Truck dispatching is a rapidly growing business. Many companies hire their own dispatchers, but other companies and some individuals who own and operate their own trucks hire the services of a dispatching company. Before the Internet, truck dispatchers kept charts to keep track of drivers and loads. Today, with high speed Internet and software designed specifically to aid truck dispatchers, efficiency is increased. Dispatchers use the Internet to find loads and backhaul loads, enabling a driver to earn money for nearly all the miles he puts on his truck.
Truck drivers drop off goods at all times of the year. Whether the temperature gets hot or stays cold for a number of months, truck drivers must deliver products on time or run the risk of losing their jobs. However, with the assistance of a trucking dispatcher who knows how to help his drivers stay on schedule, the job of a truck driver gets a bit less difficult.

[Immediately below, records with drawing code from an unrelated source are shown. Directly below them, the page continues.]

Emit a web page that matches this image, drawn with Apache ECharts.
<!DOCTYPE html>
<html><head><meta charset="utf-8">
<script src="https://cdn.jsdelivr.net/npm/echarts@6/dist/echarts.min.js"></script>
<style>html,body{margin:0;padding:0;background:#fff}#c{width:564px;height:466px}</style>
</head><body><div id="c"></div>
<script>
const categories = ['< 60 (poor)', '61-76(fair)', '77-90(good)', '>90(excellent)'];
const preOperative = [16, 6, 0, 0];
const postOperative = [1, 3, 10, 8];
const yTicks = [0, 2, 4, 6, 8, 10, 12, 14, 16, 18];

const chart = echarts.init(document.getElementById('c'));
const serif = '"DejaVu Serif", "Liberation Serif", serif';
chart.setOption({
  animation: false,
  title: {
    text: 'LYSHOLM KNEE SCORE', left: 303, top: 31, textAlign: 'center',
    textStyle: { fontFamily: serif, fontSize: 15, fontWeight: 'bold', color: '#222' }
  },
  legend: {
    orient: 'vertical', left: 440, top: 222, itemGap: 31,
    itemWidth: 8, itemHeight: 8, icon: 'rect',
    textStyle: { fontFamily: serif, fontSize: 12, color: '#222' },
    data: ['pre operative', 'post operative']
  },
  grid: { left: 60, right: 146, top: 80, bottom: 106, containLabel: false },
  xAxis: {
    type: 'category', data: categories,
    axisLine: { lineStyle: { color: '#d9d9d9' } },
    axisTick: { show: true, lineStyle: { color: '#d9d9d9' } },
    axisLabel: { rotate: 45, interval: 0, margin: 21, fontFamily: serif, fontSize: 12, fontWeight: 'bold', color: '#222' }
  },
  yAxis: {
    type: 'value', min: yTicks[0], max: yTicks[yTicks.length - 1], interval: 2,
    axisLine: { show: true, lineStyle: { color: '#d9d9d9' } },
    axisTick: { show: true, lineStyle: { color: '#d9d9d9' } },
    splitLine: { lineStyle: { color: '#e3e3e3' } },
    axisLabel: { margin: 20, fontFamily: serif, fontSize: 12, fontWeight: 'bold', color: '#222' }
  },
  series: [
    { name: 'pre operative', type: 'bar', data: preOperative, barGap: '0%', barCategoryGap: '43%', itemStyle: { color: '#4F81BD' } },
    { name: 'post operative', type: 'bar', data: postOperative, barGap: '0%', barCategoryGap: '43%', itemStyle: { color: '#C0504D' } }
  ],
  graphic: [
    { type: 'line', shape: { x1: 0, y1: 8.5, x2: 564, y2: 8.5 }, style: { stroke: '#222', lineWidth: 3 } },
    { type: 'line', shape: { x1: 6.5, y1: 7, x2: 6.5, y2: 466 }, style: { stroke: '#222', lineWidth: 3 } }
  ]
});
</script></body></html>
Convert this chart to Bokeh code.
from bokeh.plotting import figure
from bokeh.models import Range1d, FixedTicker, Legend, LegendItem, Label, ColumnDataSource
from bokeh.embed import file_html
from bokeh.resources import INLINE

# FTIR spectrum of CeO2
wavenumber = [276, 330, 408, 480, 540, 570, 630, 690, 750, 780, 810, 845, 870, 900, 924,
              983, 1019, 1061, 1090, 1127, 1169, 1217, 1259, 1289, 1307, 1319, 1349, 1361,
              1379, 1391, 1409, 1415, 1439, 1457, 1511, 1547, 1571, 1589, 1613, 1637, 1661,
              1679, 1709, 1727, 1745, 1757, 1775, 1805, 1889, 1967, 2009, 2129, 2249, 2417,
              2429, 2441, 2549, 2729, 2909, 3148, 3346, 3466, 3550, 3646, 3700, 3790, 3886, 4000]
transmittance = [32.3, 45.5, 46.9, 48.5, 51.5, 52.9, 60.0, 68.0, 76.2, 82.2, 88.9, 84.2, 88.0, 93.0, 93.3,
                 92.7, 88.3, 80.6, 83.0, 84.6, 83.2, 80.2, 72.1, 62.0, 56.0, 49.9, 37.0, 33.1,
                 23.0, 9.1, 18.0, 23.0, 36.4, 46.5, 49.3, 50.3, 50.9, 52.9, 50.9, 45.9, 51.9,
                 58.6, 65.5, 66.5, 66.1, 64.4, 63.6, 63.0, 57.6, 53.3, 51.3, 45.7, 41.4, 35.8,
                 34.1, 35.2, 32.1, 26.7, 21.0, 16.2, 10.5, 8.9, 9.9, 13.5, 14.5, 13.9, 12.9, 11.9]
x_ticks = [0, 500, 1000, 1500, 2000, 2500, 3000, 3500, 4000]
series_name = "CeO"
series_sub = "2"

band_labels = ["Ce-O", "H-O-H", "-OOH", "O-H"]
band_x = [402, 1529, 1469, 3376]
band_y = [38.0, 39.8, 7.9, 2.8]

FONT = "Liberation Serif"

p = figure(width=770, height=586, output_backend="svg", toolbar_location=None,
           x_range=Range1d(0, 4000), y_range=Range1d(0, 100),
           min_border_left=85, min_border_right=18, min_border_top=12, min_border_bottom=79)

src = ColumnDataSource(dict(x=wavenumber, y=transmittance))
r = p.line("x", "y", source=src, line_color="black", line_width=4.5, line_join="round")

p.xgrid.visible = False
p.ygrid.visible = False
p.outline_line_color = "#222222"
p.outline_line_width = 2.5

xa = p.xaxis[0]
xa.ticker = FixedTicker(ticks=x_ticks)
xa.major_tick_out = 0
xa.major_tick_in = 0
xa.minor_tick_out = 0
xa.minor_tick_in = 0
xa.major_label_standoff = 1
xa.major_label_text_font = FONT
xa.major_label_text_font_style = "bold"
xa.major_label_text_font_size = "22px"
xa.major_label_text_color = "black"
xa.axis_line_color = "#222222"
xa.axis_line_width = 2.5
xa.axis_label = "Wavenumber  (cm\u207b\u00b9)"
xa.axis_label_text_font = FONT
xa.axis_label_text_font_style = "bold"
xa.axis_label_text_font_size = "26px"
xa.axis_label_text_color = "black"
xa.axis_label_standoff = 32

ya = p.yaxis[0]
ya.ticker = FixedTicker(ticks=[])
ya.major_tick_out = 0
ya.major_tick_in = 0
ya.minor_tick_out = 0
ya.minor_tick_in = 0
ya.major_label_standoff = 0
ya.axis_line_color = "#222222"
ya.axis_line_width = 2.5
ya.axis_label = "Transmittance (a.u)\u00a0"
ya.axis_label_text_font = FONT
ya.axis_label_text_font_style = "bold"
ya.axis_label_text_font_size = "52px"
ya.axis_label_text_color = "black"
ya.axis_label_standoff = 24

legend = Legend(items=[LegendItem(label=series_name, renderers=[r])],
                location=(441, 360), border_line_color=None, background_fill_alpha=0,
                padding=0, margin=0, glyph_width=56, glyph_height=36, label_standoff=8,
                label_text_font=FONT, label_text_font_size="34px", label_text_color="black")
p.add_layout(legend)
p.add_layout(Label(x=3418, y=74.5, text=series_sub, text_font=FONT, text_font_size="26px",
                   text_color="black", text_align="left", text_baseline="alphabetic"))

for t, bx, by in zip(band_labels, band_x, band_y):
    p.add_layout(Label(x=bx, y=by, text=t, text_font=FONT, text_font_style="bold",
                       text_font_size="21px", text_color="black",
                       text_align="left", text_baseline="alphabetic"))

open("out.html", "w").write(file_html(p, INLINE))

Without dispatchers, commercial truck drivers would never know where they were supposed to go. Dispatchers provide drivers with the information they require to pick up and deliver their next load. Independent dispatchers are responsible for locating the loads and often sign contracts with shippers and brokers for their customers from the dispatcher’s home as opposed to company dispatchers that work as employees for trucking companies in an office. Pay is dependent on the arrangement with the driver or customer. Some dispatchers receive a percentage of the load revenue, some receive a set amount per load and a few receive a set weekly amount.
Becoming a Trucking Dispatcher
1.) Get the schooling you need to become a trucking dispatcher. Those who hope to hold this position need to at least have their high school diploma. The bulk of the knowledge you gain to be a trucking dispatcher comes when you mirror the good habits of successful truck dispatchers who have years of experience in the industry.
2.) Write down the things you see good truck dispatchers do while on the job. Though it takes time to learn how to become a good dispatcher, focus on the main duties of your job and tackle them one area at a time. You need to learn how to schedule the drop-offs of various products and know about alternate routes to take depending on the amount of traffic in a given area. Among the tools that make the life of a dispatcher easier, are GPS (Global Positioning System) devices and database programs to keep everything organized and on schedule.
3.) React well to pressure. If you want to be a trucking dispatcher, you need to learn how to perform well under pressure. For instance, if a truck driver that you guide needs to get to a certain location by 6 p.m. to make a delivery, focus on getting him there in the quickest manner possible. Give him the directions he needs, help him to avoid routes with too much traffic and stay in constant communication with him on your two-way radio while you speak in a calm, collected manner.
4.) Advertise your services. As an independent dispatcher, you need motor carriers and loads. Put up flyers in local truck stops, and mail post cards to carriers informing them of your service. As a dispatcher, you cannot directly take loads from manufacturers but you can be a representative for your carriers and arrange for the carrier to provide transportation services for the manufacturer. The FMCSA does not require dispatchers to receive a broker’s license.